If you go into a furniture store looking for a couch, you probably wouldn’t just go home with the first couch you see when you walk through the door. You’re most likely going to look around at couches that are made from different materials, that are different colors, have different elements, are different sizes, etc.

And just like how people don’t buy furniture by choosing the first couch in sight, people also don’t search for things online this way, either. So how do we know how many keywords we should be putting on each page?

each post you create can be found for many different search terms

Whether you’re a product or service-based business, every podcast episode, every video, every image, every blog post, every portfolio or case study that you create, can be found for something a little bit different

And every piece of content that you create can be found for an infinite number of search terms.

Let’s continue with this furniture store metaphor to get a better understanding.

So I want you to imagine your website as a furniture store. And every room in the furniture store has something that’s just a little bit different. Some items are sectionals, some are love seats, some are living room sets, some are leather, and some are recliners.

Each of those rooms is like a category on your website.

And people can either walk in the front door (through your homepage), or they can be metaphorically dropped directly into the sectional room and skip that entryway altogether.

And then I want you to think of every piece of furniture in your website furniture store as having more than one interesting thing about it. All leather couches are made of leather, but they’re not all the same – some are blue and some are green, some have two cushions and some have three.

And the same is true for the content on your website. If every blog post that you write is a couch, think about it seating two or three different keywords in each of those seats.

Your categories are your “couches”

I have a category (or a “room”) on my w ebsite that is SEO tools. I have a bunch of different blog posts about 30ish free SEO tools. Every one of those tool reviews would be a different piece of content in my SEO tool category.

One of my “couches” is a review of the Keywords Everywhere tool and a tutorial about how to use it for Google. And then right next to that, I have another “couch”, which is a review of the Keywords Everywhere tool and how to use it to find keywords for YouTube.

Now, these are pretty much the same pieces of content. They have the same general idea about the Keywords Everywhere tool. But each of those blog posts ranks for over 30 different keywords. Each post can fit a lot of different ideas.

Each of your “couches” has a cluster of keywords

And so instead of thinking, “What is the one keyword that I need to rule them all?” I want you to start thinking of your keywords as clusters and figure out how they fit together within the same spaces.

So, yes – both of those blog posts are related to each other. They both belong in the SEO Tools category. But people who are looking for something specific can drop directly into the post that they need to, people who don’t quite know what they’re looking for can land in that room, and people who still don’t know what they’re looking for can come in through the front door and navigate around using the main navigation or the sidebar.

By thinking of each piece of content as having a cluster of keywords and not just limiting yourself to one target keyword per page, you can actually tap into a larger volume of things that people could potentially be looking for.

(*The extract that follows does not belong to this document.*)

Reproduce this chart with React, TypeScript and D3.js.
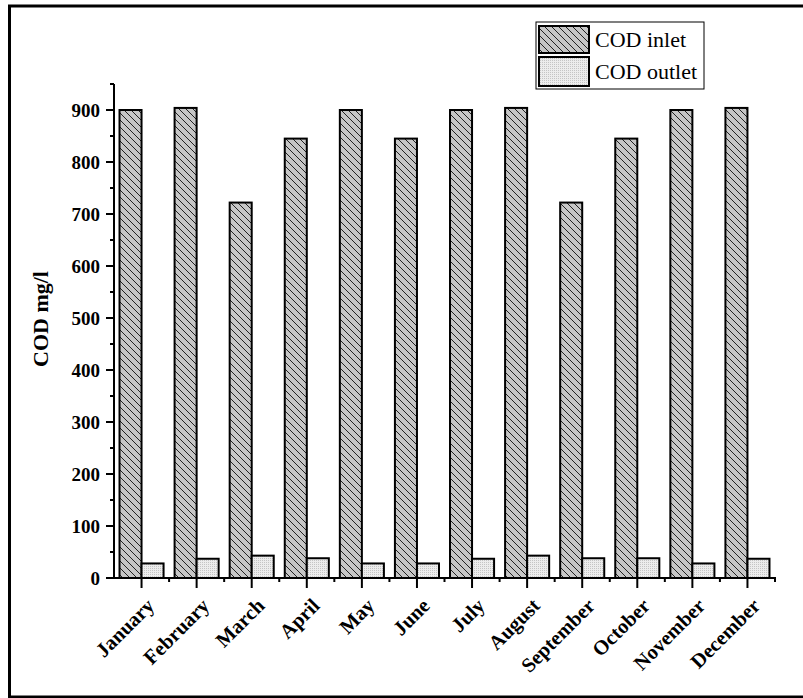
import React from "react";
import * as d3 from "d3";

// monthly COD values (mg/l)
const months = [
  "January", "February", "March", "April", "May", "June",
  "July", "August", "September", "October", "November", "December",
];
const codInlet = [900, 904, 722, 845, 900, 845, 900, 904, 722, 845, 900, 904];
const codOutlet = [28, 37, 43, 38, 28, 28, 37, 43, 38, 38, 28, 37];
const yTicks = [0, 100, 200, 300, 400, 500, 600, 700, 800, 900];
const yMinorTicks = [50, 150, 250, 350, 450, 550, 650, 750, 850, 950];

const serif = "'Liberation Serif', 'Times New Roman', serif";

const App: React.FC = () => {
  const width = 803,
    height = 698;

  const x = d3.scaleBand<string>().domain(months).range([114, 775]).padding(0);
  const y = d3.scaleLinear().domain([0, 950]).range([578, 84]);
  const barW = x.bandwidth() * 0.4;
  const y0 = y(0);

  // band edges for minor ticks on x axis
  const edges = months.map((m) => x(m)!).concat([x.range()[1]]);

  return (
    <svg
      width={width}
      height={height}
      style={{ position: "absolute", left: 0, top: 0, background: "#fff" }}
    >
      <defs>
        <pattern id="hatch" width="7" height="7" patternUnits="userSpaceOnUse">
          <rect width="7" height="7" fill="#c6c6c6" />
          <path d="M-1,-1 L8,8 M-1,6 L1,8 M6,-1 L8,1" stroke="#222" strokeWidth="1" />
        </pattern>
        <pattern id="dots" width="2" height="2" patternUnits="userSpaceOnUse">
          <rect width="2" height="2" fill="#ececec" />
          <rect width="1" height="1" fill="#c4c4c4" />
        </pattern>
      </defs>

      {/* outer frame */}
      <rect x={9.5} y={6} width={820} height={691} fill="none" stroke="#000" strokeWidth={3} />

      {/* bars */}
      {months.map((m, i) => {
        const cx = x(m)! + x.bandwidth() / 2;
        return (
          <g key={m}>
            <rect
              x={cx - barW}
              y={y(codInlet[i])}
              width={barW}
              height={y0 - y(codInlet[i])}
              fill="url(#hatch)"
              stroke="#000"
              strokeWidth={2}
            />
            <rect
              x={cx}
              y={y(codOutlet[i])}
              width={barW}
              height={y0 - y(codOutlet[i])}
              fill="url(#dots)"
              stroke="#000"
              strokeWidth={2}
            />
          </g>
        );
      })}

      {/* y axis */}
      <line x1={114} x2={114} y1={y(950)} y2={y0} stroke="#000" strokeWidth={2} />
      {yTicks.map((t) => (
        <g key={t}>
          <line x1={106} x2={114} y1={y(t)} y2={y(t)} stroke="#000" strokeWidth={2} />
          <text
            x={100}
            y={y(t)}
            dy="0.35em"
            textAnchor="end"
            fontFamily={serif}
            fontWeight="bold"
            fontSize={19}
          >
            {t}
          </text>
        </g>
      ))}
      {yMinorTicks.map((t) => (
        <line key={t} x1={110} x2={114} y1={y(t)} y2={y(t)} stroke="#000" strokeWidth={2} />
      ))}
      <text
        transform={`translate(48,${(y(0) + y(950)) / 2 - 12}) rotate(-90)`}
        textAnchor="middle"
        fontFamily={serif}
        fontWeight="bold"
        fontSize={22}
      >
        COD mg/l
      </text>

      {/* x axis */}
      <line x1={113} x2={776} y1={y0} y2={y0} stroke="#000" strokeWidth={2} />
      {edges.slice(1).map((e, i) => (
        <line key={i} x1={e} x2={e} y1={y0} y2={y0 + 4} stroke="#000" strokeWidth={2} />
      ))}
      {months.map((m) => {
        const cx = x(m)! + x.bandwidth() / 2;
        return (
          <g key={m}>
            <line x1={cx} x2={cx} y1={y0} y2={y0 + 10} stroke="#000" strokeWidth={2} />
            <text
              transform={`translate(${cx + 14},${y0 + 29}) rotate(-45)`}
              textAnchor="end"
              fontFamily={serif}
              fontWeight="bold"
              fontSize={20.5}
            >
              {m}
            </text>
          </g>
        );
      })}

      {/* legend */}
      <rect x={536} y={22} width={168} height={67} fill="#fff" stroke="#000" strokeWidth={1} />
      <rect x={539} y={26} width={50} height={27} fill="url(#hatch)" stroke="#000" strokeWidth={2} />
      <rect x={539} y={57} width={50} height={29} fill="url(#dots)" stroke="#000" strokeWidth={2} />
      <text x={595} y={47} fontFamily={serif} fontSize={22}>
        COD inlet
      </text>
      <text x={595} y={79} fontFamily={serif} fontSize={22}>
        COD outlet
      </text>
    </svg>
  );
};

export default App;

So as you’re doing your keyword research and thinking about how you want different keywords to go to different pages or posts on your website, consider the fact that you could have an entire cluster of 30, 50, or even 1000 different keywords coming to the same page.

Recognizing that everything that you create can rank for an entire cluster of keywords and not just one singular phrase opens you up to lots of possibilities and takes the pressure off finding that ~one magical keyword~. You can think about an idea or an intention that you want that piece of content to do which will allow people to use kind of a “choose your own adventure” to find their perfect metaphorical “content couch”.

people are gonna go where they want

One important thing to expect is for people to navigate wherever they want to go.

Very rarely do people get to the homepage of your website and go page by page in chronological order – that’s just not how people behave.

Even in a store like Ikea that has very specific paths throughout the store, they still have little shortcuts in there.

So recognize that every page of your website can be found for something completely different and think of all the opportunities and ideas that one piece of content can be found for.